In short — insisting on changing someone does not create change. It only creates distance, resentment, and exhaustion.
So What Can You Actually Do Instead?
Wayne Dyer once said: “Never underestimate your power to change yourself; never overestimate your power to change others.” And in that one sentence lies the entire answer. But because “focus on yourself” sounds far too vague for anyone to know what to actually do with it, let’s get a little more specific.
First: Stop Being Their Rescuer
Seriously. When you stop trying to fix another person, something interesting happens — you finally see who that person really is. Not who they could be, not who they should be, but who they are right now, standing in front of you. And then you can make a decision: does this relationship, exactly as it is, work for you? That is the only decision that is truly yours to make.
Second: Set A Boundary
Because here is the mistake most people make. A boundary is not, “Stop doing that.” That is a command.

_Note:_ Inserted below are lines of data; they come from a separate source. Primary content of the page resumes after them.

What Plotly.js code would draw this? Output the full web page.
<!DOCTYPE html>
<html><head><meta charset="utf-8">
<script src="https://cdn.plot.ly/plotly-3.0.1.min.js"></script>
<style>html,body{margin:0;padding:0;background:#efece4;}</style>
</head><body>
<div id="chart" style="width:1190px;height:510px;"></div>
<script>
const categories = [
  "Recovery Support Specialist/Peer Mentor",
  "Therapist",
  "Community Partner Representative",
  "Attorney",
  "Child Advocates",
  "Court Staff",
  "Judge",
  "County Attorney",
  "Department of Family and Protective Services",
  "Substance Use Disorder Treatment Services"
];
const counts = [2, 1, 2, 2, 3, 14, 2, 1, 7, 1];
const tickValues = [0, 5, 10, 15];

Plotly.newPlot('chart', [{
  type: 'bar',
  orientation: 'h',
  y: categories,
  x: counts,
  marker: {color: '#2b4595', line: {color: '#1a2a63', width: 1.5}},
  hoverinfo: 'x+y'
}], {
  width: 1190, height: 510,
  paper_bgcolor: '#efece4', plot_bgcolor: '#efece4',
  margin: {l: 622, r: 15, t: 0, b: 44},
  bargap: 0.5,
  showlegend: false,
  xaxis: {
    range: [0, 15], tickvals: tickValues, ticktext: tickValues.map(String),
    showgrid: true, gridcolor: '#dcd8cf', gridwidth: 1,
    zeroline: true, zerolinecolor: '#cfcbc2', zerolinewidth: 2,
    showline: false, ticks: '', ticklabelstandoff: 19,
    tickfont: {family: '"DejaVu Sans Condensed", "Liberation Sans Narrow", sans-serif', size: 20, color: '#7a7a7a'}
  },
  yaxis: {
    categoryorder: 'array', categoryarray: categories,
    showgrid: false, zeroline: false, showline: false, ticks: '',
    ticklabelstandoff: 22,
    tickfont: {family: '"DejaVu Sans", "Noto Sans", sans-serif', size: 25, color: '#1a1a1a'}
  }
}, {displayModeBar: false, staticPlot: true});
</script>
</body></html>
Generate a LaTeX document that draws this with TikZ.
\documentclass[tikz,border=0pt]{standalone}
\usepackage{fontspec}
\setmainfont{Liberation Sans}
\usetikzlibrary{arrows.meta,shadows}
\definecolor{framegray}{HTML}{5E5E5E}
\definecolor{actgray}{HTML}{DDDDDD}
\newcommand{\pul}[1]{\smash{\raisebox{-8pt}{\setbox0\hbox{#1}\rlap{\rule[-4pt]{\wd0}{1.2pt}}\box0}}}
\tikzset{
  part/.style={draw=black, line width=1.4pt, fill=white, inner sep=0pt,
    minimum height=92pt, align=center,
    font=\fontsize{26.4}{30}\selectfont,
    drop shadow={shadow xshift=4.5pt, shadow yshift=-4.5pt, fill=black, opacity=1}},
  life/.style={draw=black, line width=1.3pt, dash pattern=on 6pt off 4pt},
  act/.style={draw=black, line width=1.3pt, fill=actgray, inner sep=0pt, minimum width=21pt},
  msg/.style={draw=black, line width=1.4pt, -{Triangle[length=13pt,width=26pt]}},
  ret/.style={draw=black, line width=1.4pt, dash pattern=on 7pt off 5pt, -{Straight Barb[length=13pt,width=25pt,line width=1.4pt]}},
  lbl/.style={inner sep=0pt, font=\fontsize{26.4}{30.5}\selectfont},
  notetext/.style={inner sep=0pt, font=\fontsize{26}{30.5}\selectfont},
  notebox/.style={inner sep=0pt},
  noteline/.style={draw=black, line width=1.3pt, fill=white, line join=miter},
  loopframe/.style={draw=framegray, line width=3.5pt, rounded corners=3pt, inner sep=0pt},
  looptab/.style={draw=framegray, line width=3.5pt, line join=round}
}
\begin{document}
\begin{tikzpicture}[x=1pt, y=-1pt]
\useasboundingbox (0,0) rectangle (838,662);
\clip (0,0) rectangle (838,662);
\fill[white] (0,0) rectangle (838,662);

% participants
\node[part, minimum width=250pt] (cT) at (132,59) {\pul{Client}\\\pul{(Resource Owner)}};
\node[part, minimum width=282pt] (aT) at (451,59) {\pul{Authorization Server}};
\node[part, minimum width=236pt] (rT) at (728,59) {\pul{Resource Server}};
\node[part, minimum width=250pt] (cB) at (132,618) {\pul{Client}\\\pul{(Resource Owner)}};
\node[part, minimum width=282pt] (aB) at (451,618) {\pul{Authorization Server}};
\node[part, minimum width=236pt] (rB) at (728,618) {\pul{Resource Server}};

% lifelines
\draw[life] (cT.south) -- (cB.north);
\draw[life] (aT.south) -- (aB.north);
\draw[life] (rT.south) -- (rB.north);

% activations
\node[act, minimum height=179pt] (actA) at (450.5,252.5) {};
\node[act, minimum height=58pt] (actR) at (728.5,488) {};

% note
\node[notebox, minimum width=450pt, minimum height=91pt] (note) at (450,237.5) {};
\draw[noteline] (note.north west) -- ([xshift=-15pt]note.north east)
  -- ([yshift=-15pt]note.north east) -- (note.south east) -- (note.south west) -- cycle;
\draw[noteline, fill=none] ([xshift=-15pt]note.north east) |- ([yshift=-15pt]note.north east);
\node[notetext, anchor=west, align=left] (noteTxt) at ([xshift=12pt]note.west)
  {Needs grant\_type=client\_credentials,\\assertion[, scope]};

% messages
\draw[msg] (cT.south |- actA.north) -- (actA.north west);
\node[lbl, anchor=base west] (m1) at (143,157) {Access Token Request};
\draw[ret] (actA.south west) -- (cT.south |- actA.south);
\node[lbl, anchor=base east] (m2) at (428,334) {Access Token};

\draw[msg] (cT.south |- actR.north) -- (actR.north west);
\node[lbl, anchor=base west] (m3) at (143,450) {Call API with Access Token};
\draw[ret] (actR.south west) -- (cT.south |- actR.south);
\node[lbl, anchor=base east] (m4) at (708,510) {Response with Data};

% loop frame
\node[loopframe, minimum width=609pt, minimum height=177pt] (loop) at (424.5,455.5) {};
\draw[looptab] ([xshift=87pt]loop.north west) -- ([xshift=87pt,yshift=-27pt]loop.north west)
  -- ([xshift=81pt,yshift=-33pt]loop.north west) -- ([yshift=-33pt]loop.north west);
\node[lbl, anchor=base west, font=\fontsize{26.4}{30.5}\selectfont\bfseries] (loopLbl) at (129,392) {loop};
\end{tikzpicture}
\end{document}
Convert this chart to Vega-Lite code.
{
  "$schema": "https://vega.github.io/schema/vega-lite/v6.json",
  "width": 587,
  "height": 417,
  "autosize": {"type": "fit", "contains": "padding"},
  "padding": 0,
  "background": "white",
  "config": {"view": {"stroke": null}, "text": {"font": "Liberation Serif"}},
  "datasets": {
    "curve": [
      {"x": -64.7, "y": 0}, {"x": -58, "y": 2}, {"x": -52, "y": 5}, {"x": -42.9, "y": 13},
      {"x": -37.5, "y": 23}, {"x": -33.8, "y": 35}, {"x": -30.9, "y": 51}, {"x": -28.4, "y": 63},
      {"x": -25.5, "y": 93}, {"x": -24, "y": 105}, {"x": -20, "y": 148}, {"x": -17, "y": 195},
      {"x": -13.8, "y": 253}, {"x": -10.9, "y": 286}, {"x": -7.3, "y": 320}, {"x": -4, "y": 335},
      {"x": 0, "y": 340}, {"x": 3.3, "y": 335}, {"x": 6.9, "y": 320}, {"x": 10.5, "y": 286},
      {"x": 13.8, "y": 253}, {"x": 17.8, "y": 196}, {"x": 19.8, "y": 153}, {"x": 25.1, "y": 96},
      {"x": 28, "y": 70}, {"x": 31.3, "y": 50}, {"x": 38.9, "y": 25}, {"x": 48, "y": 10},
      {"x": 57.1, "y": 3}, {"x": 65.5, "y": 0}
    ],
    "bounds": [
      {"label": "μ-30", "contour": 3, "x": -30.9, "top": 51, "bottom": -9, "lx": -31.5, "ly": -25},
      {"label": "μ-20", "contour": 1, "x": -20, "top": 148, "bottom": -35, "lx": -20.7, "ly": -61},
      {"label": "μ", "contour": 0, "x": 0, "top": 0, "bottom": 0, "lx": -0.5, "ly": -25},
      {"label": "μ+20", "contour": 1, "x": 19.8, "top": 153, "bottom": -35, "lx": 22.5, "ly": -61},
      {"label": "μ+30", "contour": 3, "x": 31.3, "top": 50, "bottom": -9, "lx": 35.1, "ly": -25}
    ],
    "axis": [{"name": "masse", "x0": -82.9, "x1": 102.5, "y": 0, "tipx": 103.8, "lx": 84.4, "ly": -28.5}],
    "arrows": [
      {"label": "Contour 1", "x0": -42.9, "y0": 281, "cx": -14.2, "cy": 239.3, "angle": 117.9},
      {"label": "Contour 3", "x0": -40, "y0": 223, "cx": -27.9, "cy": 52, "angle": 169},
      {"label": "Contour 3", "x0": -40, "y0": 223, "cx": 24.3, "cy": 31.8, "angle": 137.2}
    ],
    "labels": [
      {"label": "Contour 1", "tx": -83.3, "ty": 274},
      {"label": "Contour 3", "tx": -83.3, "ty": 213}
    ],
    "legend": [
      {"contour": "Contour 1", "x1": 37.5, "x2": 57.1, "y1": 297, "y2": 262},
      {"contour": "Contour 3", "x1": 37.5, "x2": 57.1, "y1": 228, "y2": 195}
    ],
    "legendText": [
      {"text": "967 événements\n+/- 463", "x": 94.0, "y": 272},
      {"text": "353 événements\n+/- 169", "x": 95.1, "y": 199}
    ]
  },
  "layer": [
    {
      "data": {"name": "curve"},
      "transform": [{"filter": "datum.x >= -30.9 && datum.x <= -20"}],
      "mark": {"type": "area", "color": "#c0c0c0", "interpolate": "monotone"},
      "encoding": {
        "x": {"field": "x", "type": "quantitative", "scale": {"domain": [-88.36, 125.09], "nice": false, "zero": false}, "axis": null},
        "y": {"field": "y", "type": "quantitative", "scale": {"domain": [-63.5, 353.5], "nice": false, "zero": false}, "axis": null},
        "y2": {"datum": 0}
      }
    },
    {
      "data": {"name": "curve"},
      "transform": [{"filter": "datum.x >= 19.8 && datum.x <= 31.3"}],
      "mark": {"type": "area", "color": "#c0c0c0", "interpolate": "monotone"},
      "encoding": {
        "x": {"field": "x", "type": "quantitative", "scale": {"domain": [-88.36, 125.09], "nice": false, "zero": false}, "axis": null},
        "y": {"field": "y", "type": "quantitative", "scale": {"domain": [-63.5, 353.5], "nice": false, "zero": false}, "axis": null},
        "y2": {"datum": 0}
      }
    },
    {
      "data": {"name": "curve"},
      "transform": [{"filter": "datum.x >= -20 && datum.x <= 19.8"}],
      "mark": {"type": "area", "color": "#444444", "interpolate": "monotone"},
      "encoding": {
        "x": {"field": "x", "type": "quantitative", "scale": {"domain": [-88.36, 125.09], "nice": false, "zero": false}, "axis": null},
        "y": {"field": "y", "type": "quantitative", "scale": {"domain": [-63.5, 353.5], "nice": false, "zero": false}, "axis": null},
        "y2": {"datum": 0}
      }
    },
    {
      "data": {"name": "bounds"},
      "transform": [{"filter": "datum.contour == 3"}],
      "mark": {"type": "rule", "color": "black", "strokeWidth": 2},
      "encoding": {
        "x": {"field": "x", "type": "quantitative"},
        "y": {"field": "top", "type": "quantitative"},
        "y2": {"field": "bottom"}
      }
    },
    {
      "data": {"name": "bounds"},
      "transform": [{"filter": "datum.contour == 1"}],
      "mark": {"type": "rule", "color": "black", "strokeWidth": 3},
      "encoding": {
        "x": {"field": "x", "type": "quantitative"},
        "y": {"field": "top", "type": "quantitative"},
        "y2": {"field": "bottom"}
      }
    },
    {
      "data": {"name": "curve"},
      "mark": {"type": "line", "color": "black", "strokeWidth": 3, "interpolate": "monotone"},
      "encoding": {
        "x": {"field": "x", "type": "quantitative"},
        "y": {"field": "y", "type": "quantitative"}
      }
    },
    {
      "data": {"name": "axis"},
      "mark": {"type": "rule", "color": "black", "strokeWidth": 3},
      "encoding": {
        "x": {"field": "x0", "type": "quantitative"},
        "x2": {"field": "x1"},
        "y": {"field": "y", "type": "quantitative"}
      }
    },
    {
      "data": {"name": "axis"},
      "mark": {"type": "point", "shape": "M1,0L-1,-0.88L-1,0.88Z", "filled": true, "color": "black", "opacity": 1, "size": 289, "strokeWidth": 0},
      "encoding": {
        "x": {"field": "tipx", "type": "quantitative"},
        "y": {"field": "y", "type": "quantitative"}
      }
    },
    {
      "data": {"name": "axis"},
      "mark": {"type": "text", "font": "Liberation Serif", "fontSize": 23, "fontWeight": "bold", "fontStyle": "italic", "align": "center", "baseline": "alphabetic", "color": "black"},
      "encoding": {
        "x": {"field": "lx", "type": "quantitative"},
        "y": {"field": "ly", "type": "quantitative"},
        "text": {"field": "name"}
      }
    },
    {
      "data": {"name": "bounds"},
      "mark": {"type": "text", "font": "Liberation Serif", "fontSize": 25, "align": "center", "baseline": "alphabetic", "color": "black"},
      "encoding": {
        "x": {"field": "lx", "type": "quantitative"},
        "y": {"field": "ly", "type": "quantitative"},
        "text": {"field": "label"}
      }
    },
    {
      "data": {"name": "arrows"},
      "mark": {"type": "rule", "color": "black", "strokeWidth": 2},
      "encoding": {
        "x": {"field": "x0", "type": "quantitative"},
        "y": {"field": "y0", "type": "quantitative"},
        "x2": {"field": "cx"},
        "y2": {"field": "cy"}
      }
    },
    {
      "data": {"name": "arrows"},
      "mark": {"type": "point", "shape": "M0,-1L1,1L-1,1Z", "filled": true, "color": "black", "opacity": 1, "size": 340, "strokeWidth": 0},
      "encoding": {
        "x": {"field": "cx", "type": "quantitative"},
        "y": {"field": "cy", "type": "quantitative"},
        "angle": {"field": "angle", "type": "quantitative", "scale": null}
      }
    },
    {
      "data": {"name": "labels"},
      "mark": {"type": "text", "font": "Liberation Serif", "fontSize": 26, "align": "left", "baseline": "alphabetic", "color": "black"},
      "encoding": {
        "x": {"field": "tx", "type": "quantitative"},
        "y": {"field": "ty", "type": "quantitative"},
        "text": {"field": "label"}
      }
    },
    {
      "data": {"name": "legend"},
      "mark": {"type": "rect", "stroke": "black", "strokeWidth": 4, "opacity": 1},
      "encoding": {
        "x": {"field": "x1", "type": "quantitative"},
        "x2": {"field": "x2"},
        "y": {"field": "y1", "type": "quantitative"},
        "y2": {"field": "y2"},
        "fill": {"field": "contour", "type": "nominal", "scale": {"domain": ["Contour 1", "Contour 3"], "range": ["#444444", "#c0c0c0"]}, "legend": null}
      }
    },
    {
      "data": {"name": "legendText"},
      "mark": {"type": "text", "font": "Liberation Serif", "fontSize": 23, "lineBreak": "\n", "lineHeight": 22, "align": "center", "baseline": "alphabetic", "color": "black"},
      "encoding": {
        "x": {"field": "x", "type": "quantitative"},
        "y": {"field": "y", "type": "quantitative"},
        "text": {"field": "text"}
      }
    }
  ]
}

A real boundary sounds more like this: “If you continue to treat me this way, I will end the conversation.” The difference is enormous — the focus is on what you will do, not on what the other person must do. Boundaries protect you. They do not fix other people.
Third: Turn Your Attention Back To Yourself
Mel Robbins described this in her book The Let Them Theory: when you stop spending energy trying to control other people, that energy becomes available to you again — and you can invest it in yourself. Your goals, your relationships, your growth. Ask yourself honestly: how much time each day do you spend thinking about what this person should be doing differently? And how much time do you spend thinking about your own life? The answer will probably surprise you.